The user responsible for fixing this problem.

This field is being filled by the get_responsible_user method of the checker.

class lino.modlib.checkdata.Problems

The base table for problem message objects.

class lino.modlib.checkdata.Checkers

The list of data checkers known by this application.

This was the first use case of a ChoiceList with a detail_layout.

class lino.modlib.checkdata.Checker

Base class for all data checkers.

model

The model to be checked. If this is a string, Lino will resolve it at startup.

If this is an abstract model, get_checkable_models() will potentially yield more than one model.

If this is None, the checker is unbound, i.e. the problem messages will not be bound to a particular database object.

You might also define your own get_checkable_models() method.

classmethod check_instance(cls, *args, **kwargs)

Run get_checkdata_problems() on this checker for the given database object.

get_checkable_models(self)

Return a list of the models to check.

The default implementation uses the model.

classmethod activate(cls)

Creates an instance of this class and adds it as a choice to the Checkers choicelist.

Application developers must call this on their subclass in order to "register" or "activate" it.

update_problems(self, obj=None, delete=True, fix=False)

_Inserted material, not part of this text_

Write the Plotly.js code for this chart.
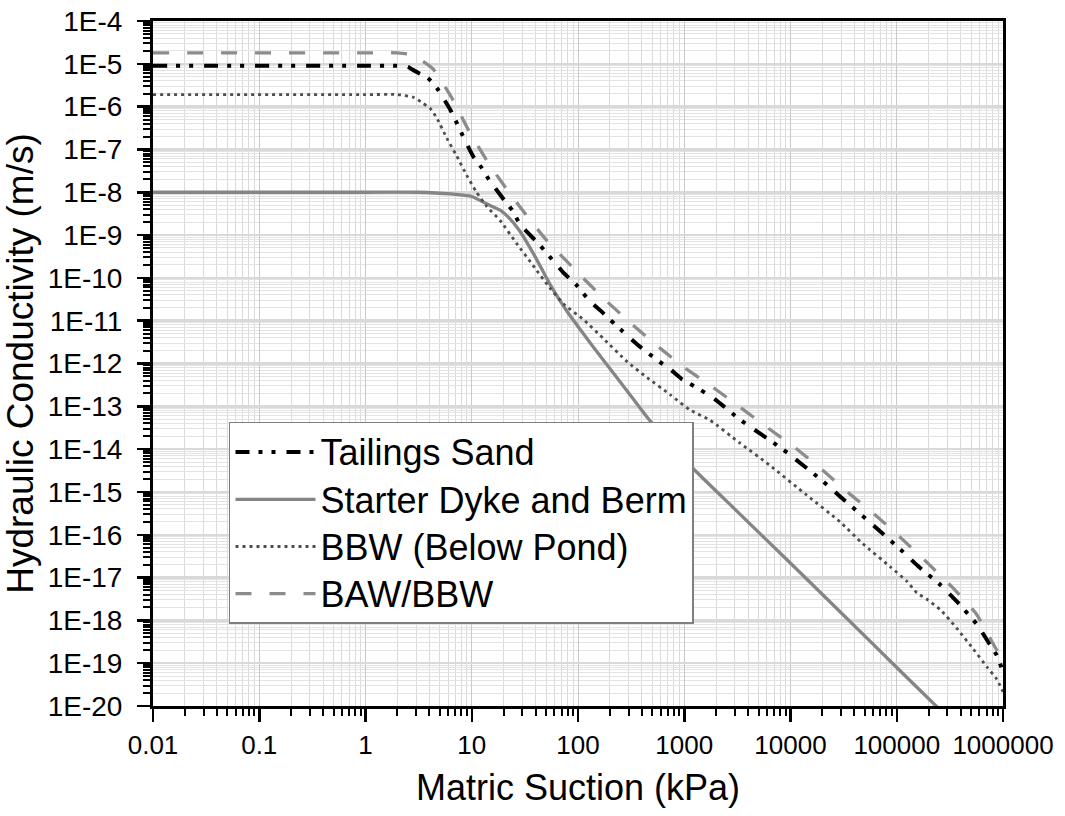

Update the problem messages of this checker for the specified object.

obj is None on unbound checkers.

When delete is False, the caller is responsible for deleting any existing objects.

get_checkdata_problems(self, obj, fix=False)

Return or yield a series of (fixable, message) tuples, each describing a data problem. fixable is a boolean saying whether this problem can be automatically fixed. And if fix is True, this method is also responsible for fixing it.

get_responsible_user(self, obj)

The site user to be considered responsible for problems detected by this checker on the given database object obj. This will be stored in user.

The given obj is an instance of model, unless for unbound checkers (i.e. whose model is None).

The default implementation returns the main checkdata responsible defined for this site (see responsible_user).